HYPERTENSION SCREEN & TREAT
Severe and unrecognized hypertension contributes to high levels of stroke, heart failure and premature death. Through our new hypertension initiative, we are training local nurses and other health care providers in a simple, easy-to-follow protocol and providing a supply of prepackaged, safe and inexpensive medications. Our pilot program is being supervised by a Haitian nurse practitioner: Heal – Teach – Support in action! And the compliance rate in the new program is inspiring: 95% of the patients enrolled in October remain in the program, come to their regular appointments and are on the correct medications, with positive results. Our second site in the village of Robillard, also a community with high acuity, launched this May; the next site is scheduled to open in early 2018.

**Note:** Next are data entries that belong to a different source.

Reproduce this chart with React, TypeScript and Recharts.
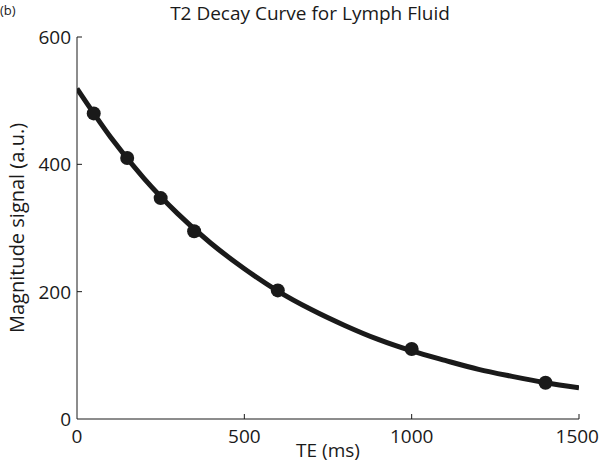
import React from 'react';
import { ComposedChart, Line, Scatter, XAxis, YAxis, Label } from 'recharts';

// measured echo times and signal
const teMs = [50, 150, 250, 350, 600, 1000, 1400];
const signal = [480, 410, 347, 295, 202, 110, 57];

// fitted decay curve, every 100 ms
const fitTe = [0, 100, 200, 300, 400, 500, 600, 700, 800, 900, 1000, 1100, 1200, 1300, 1400, 1500];
const fitSignal = [519, 443, 378, 323, 276, 236, 201, 172, 147, 125, 107, 92, 78, 67, 57, 49];

const xTicks = [0, 500, 1000, 1500];
const yTicks = [0, 200, 400, 600];

const points = teMs.map((t, i) => ({ te: t, s: signal[i] }));
const fit = fitTe.map((t, i) => ({ te: t, s: fitSignal[i] }));

const FONT = '"Open Sans", sans-serif';
const INK = '#1a1a1a';

const YTick = (props: any) => {
  const { x, y, payload } = props;
  return (
    <g>
      {payload.value !== 0 && <line x1={x + 6} x2={x + 11} y1={y} y2={y} stroke={INK} strokeWidth={1} />}
      <text x={x} y={y} dy={7} textAnchor="end" fontSize={19} fill={INK} fontFamily={FONT}>
        {payload.value}
      </text>
    </g>
  );
};

const XTick = (props: any) => {
  const { x, y, payload } = props;
  return (
    <g>
      {payload.value !== 0 && <line x1={x} x2={x} y1={y - 4} y2={y - 9} stroke={INK} strokeWidth={1} />}
      <text x={x} y={y} dy={20} textAnchor={payload.value === 1500 ? 'end' : 'middle'} dx={payload.value === 1500 ? 20 : 0} fontSize={19} fill={INK} fontFamily={FONT}>
        {payload.value}
      </text>
    </g>
  );
};

export default function App() {
  return (
    <div style={{ position: 'absolute', left: 0, top: 0, width: 600, height: 463, background: '#fff' }}>
      <div style={{ position: 'absolute', left: 0, top: 2, fontFamily: FONT, fontSize: 13, lineHeight: '16px', color: INK }}>(b)</div>
      <div style={{ position: 'absolute', left: 160, width: 300, top: 0, textAlign: 'center', fontFamily: FONT, fontSize: 19, lineHeight: 'normal', color: INK, whiteSpace: 'nowrap' }}>
        T2 Decay Curve for Lymph Fluid
      </div>
      <ComposedChart width={600} height={463} margin={{ top: 37, right: 21, bottom: 0, left: 17 }}>
        <XAxis
          type="number"
          dataKey="te"
          domain={[0, 1500]}
          ticks={xTicks}
          tickSize={0}
          tickMargin={4}
          tick={<XTick />}
          stroke={INK}
          height={44}
          allowDataOverflow
        >
          <Label value="TE (ms)" position="insideBottom" offset={6} style={{ fontFamily: FONT, fontSize: 19, fill: INK }} />
        </XAxis>
        <YAxis
          type="number"
          dataKey="s"
          domain={[0, 600]}
          ticks={yTicks}
          tickSize={0}
          tickMargin={6}
          tick={<YTick />}
          stroke={INK}
          width={60}
          allowDataOverflow
        >
          <Label
            value="Magnitude signal (a.u.)"
            angle={-90}
            position="insideLeft"
            offset={0}
            style={{ fontFamily: FONT, fontSize: 20, fill: INK, textAnchor: 'middle' }}
          />
        </YAxis>
        <Line
          data={fit}
          dataKey="s"
          type="monotone"
          stroke={INK}
          strokeWidth={5}
          dot={false}
          isAnimationActive={false}
        />
        <Scatter data={points} dataKey="s" fill={INK} shape={(p: any) => <circle cx={p.cx} cy={p.cy} r={7} fill={INK} />} isAnimationActive={false} />
      </ComposedChart>
    </div>
  );
}
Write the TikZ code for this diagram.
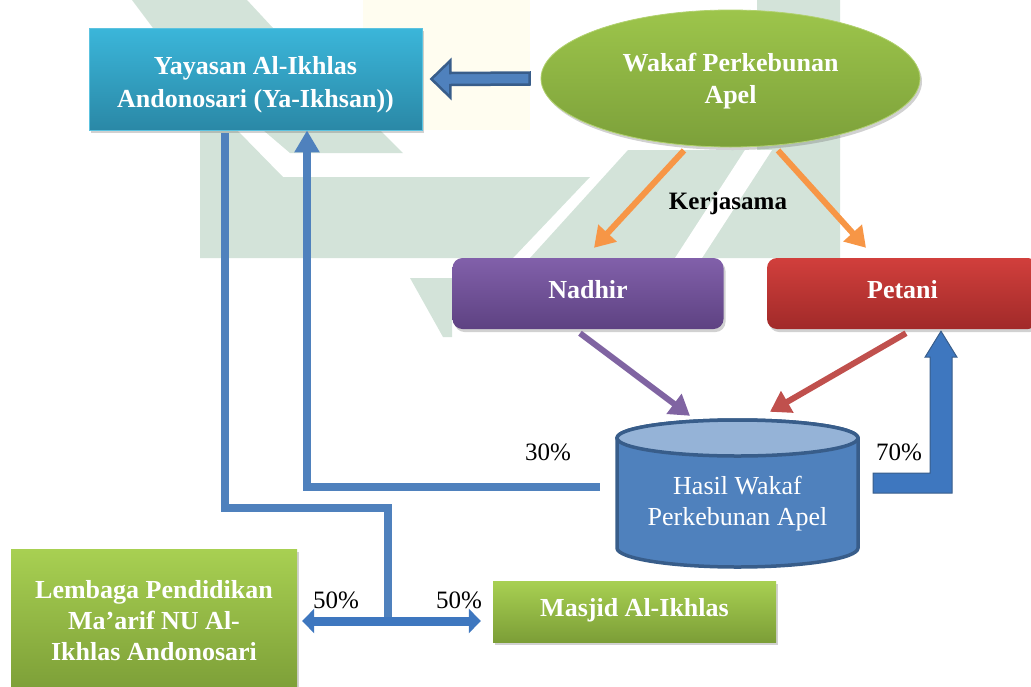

MOBILE SANTÈ OUTREACH CLINICS
Our Haitian doctors and nurses set up one-day mobile outreach health care clinics as often as 4 times monthly in communities without access to basic health care, where they often see more than a hundred patients in a day, many of whom have never before seen a doctor. Mobile Santè is the umbrella for many of our other programs, including Saving Vision; doctors and nurses refer patients into our ongoing programs and refer those who need advanced care to our partner hospitals. Visiting teams join forces with our in-country team as they work together to offer clinics in more remote places, sometimes with a specialty focus.

SPECIALTY TEAMS

HUFH CLINICS

CERVICAL CANCER SEE & TREAT
More women die from cervical cancer in Haiti than from any other type of cancer, with an estimated 1,500 preventable deaths each year, the highest reported incidence of cervical cancer of any country in the world, 50 times higher than the rate in the United States. That is because, until now, pap smears or other screening programs, taken for granted in the developed world, has been unavailable to most Haitian women. With our new program, we have screened more than 1000 women to date, finding and treating lesions and preventing premature and unnecessary deaths in nearly one-third of them, and we expect to screen nearly 3000 more women this year as we expand the program and plan a mobile clinic. As part of our education program, we are also training doctors and residents-in-training in LEEP, the protocol to treat suspicious lesions as soon as they are found. Haitian doctors saving Haitian lives.